Quinta-feira, 1 de Março de 2012
Portugal registou em 2011 a sua maior apreensão anual de aves ilegais de sempre, com a descoberta de 150 ovos que cruzaram o Oceano Atlântico de avião, colados ao corpo de "correios" contratados por traficantes.
Segundo fonte do Instituto da Conservação da Natureza e da Biodiversidade (ICNB), os ovos foram apreendidos em seis momentos diferentes e eram de espécies da América do Sul.
Um terço dos animais não sobreviveu à viagem.
Os papagaios, tucanos e araras transportados, alguns deles em risco de extinção, possuem valor de mercado entre 500 euros e 70 mil euros cada um, segundo João Loureiro, coordenador da Unidade de Aplicação das Convenções Internacionais do ICNB.
"Apesar do aumento das apreensões, sabemos que a quantidade descoberta não representa nem 10 por cento do que chega ao país", afirma Loureiro.

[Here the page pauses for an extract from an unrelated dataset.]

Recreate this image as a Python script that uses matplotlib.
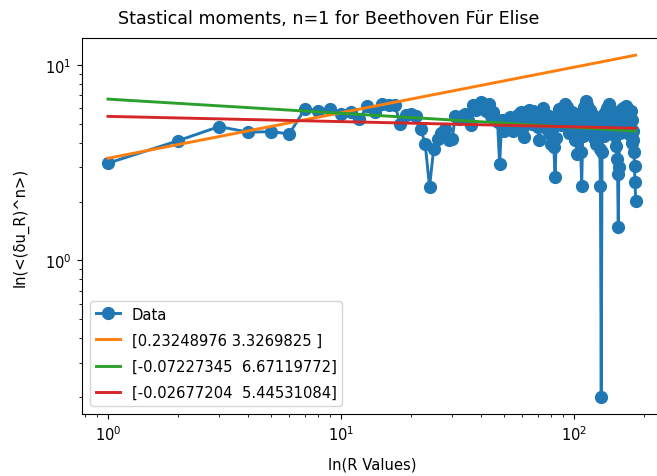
import numpy as np
import matplotlib
matplotlib.use("Agg")
import matplotlib.pyplot as plt

# Lag values R and the first statistical moment at each lag
r_values = list(range(1, 185))
moment_values = [
    3.14, 4.09, 4.83, 4.52, 4.55, 4.43, 5.94, 5.82, 5.94, 5.60,
    5.72, 5.28, 6.13, 5.72, 6.30, 6.20, 6.25, 4.98, 5.54, 5.60,
    5.45, 4.70, 3.94, 2.37, 3.71, 4.18, 4.50, 4.70, 4.10, 4.17,
    5.50, 5.30, 5.45, 5.60, 5.20, 4.90, 6.20, 5.90, 6.10, 6.43,
    6.00, 5.80, 6.30, 5.50, 5.70, 5.30, 5.08, 3.10, 5.20, 4.60,
    5.00, 5.28, 5.40, 5.00, 4.60, 5.30, 5.50, 5.60, 5.70, 4.70,
    4.26, 5.10, 5.70, 5.90, 5.40, 5.00, 5.80, 5.60, 5.20, 4.80,
    4.10, 5.30, 5.80, 6.00, 5.60, 5.00, 4.70, 5.50, 4.40, 3.93,
    4.80, 3.80, 2.66, 4.20, 5.20, 5.95, 5.50, 4.90, 5.60, 6.00,
    5.80, 6.30, 6.10, 5.50, 4.50, 5.40, 5.00, 5.70, 4.40, 5.30,
    4.10, 5.20, 3.50, 4.80, 5.60, 4.60, 3.57, 2.41, 4.30, 5.80,
    6.10, 5.50, 6.50, 6.20, 5.70, 4.90, 5.90, 5.30, 4.60, 5.60,
    5.00, 4.20, 5.40, 4.70, 3.93, 4.50, 5.20, 4.40, 3.70, 2.40,
    0.20, 3.60, 4.80, 5.60, 4.30, 5.20, 5.80, 5.40, 6.00, 5.95,
    5.50, 6.30, 5.60, 4.90, 5.28, 5.80, 4.60, 5.50, 5.10, 4.30,
    5.30, 3.86, 3.30, 2.77, 1.48, 3.00, 4.50, 5.40, 5.90, 4.80,
    5.50, 6.00, 5.20, 5.70, 4.70, 5.90, 6.17, 5.40, 6.00, 5.00,
    5.60, 4.40, 5.30, 4.90, 5.80, 4.60, 5.20, 4.00, 4.60, 4.10,
    3.60, 3.05, 2.51, 2.02,
]

# Power-law fit parameters [exponent, amplitude]
fit_orange = [0.23248976, 3.3269825]
fit_green = [-0.07227345, 6.67119772]
fit_red = [-0.02677204, 5.44531084]
fit_labels = [
    "[0.23248976 3.3269825 ]",
    "[-0.07227345  6.67119772]",
    "[-0.02677204  5.44531084]",
]

x = np.array(r_values, dtype=float)
y = np.array(moment_values)

fig = plt.figure(figsize=(6.57, 4.77), dpi=100)
ax = fig.add_axes([0.1242, 0.1291, 0.8834, 0.789])

lw = 2.1
ax.plot(x, y, "o-", color="C0", lw=lw, ms=8.5, label="Data")
for (a, b), col, lab in zip([fit_orange, fit_green, fit_red], ["C1", "C2", "C3"], fit_labels):
    ax.plot(x, b * x ** a, color=col, lw=lw, label=lab)

ax.set_xscale("log")
ax.set_yscale("log")

fs = 10.6
fig.suptitle("Stastical moments, n=1 for Beethoven Für Elise", fontsize=12.6,
             x=0.5, y=0.978, va="top")
ax.set_xlabel("ln(R Values)", fontsize=fs, labelpad=10)
ax.set_ylabel("ln(<(δu_R)^n>)", fontsize=fs, labelpad=12)
ax.tick_params(labelsize=fs)
ax.legend(loc="lower left", fontsize=fs, labelspacing=0.75, handlelength=1.6,
          borderaxespad=0.6)

fig.savefig("out.png", dpi=100)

Portugal é uma das principais portas de entrada do tráfico de animais recolhidos na América do Sul e levados para a Europa. Essa rota acaba por ser bastante utilizada devido ao grande número de voos provenientes do Brasil.
Espanha e alguns países do Leste Europeu também são usados pelos traficantes.
O tráfico de animais movimenta cerca de 10 mil milhões de dólares ao ano (7,5 mil milhões de euros) e é hoje o terceiro maior comércio ilegal, atrás somente do de armas e do de drogas, de acordo com a Secretaria da Convenção sobre o Comércio Internacional de Espécies Ameaçadas (Cites), que tem sede em Genebra.
"Na maioria das vezes é usada a mesma rota para o tráfico de drogas e o de animais e, em muitas delas, é o mesmo grupo que faz as duas coisas", diz Liliane Garcia Ferreira, promotora de São Paulo e oficial de apoio na Cites.
João Loureiro afirma, inclusive, que traficantes de drogas usam os animais ilegais para branquear o dinheiro do tráfico. Outro motivador do comércio ilegal, diz, é a alta procura europeia por animais de companhia, que supera a quantidade disponível no mercado legal.
E a fiscalização do comércio de animais é bastante difícil. Os ovos, transportados enrolados em meias e amarrados à barriga dos "correios", não são detetados pelos aparelhos de raios-X nos aeroportos. A isso Loureiro atribui as pequenas apreensões dos anos anteriores, que não passavam de 50 ovos por ano.
Para barrar esse tráfico, a Cites trabalha na capacitação e formação das autoridades responsáveis de diversos países. Na América do Sul, há a Organização do Tratado de Cooperação Amazónica, que também actua na preservação das espécies.
João Loureiro explica que, em Portugal, a legislação se tornou mais restritiva para impedir tanto a entrada do animal ilegal como a sua reprodução.
A espécie criada em cativeiro legalmente é sempre identificada por uma marca e por um documento de origem. Os proprietários também precisam de um registro específico.
O aumento das apreensões de aves exóticas comercializadas ilegalmente tem causado a lotação dos parques portugueses, já que problemas sanitários impedem que elas sejam enviadas de volta aos países de origem.
"Ficamos com os animais e gastamos dezenas de milhares de euros com eles todos os meses, sem ter uma mais-valia", afirma João Loureiro, coordenador da Unidade de Aplicação das Convenções Internacionais do Instituto da Conservação da Natureza e da Biodiversidade.
Os 90 animais que sobreviveram às apreensões no ano passado estão em parques e zoológicos, mas não são expostos ao público.
O regresso desses animais ao país de origem ainda não é possível devido a barreiras sanitárias para a prevenção da gripe aviária, mas o problema está a ser estudado, segundo Loureiro.
E o desequilíbrio não é causado somente no país receptor do tráfico. O ecossistema de onde esses animais são retirados também acaba prejudicado, assim como as comunidades locais.
Um exemplo é o galo das serras do Pará (Rupicola rupicola), que não existe no mercado legal por estar em risco de extinção no seu habitat natural. Entre as apreensões do ano passado, no entanto, foram encontrados ovos da espécie e nenhuma das aves sobreviveu.
A retirada dos animais do seu ambiente é, geralmente, feita por pessoas em más condições financeiras, contratadas pelos traficantes.
Podem ser tanto moradores de aldeias, indígenas, ou europeus, que ganham uma viagem de poucos dias à América do Sul, algo que não poderiam pagar, e voltam com os ovos junto ao corpo.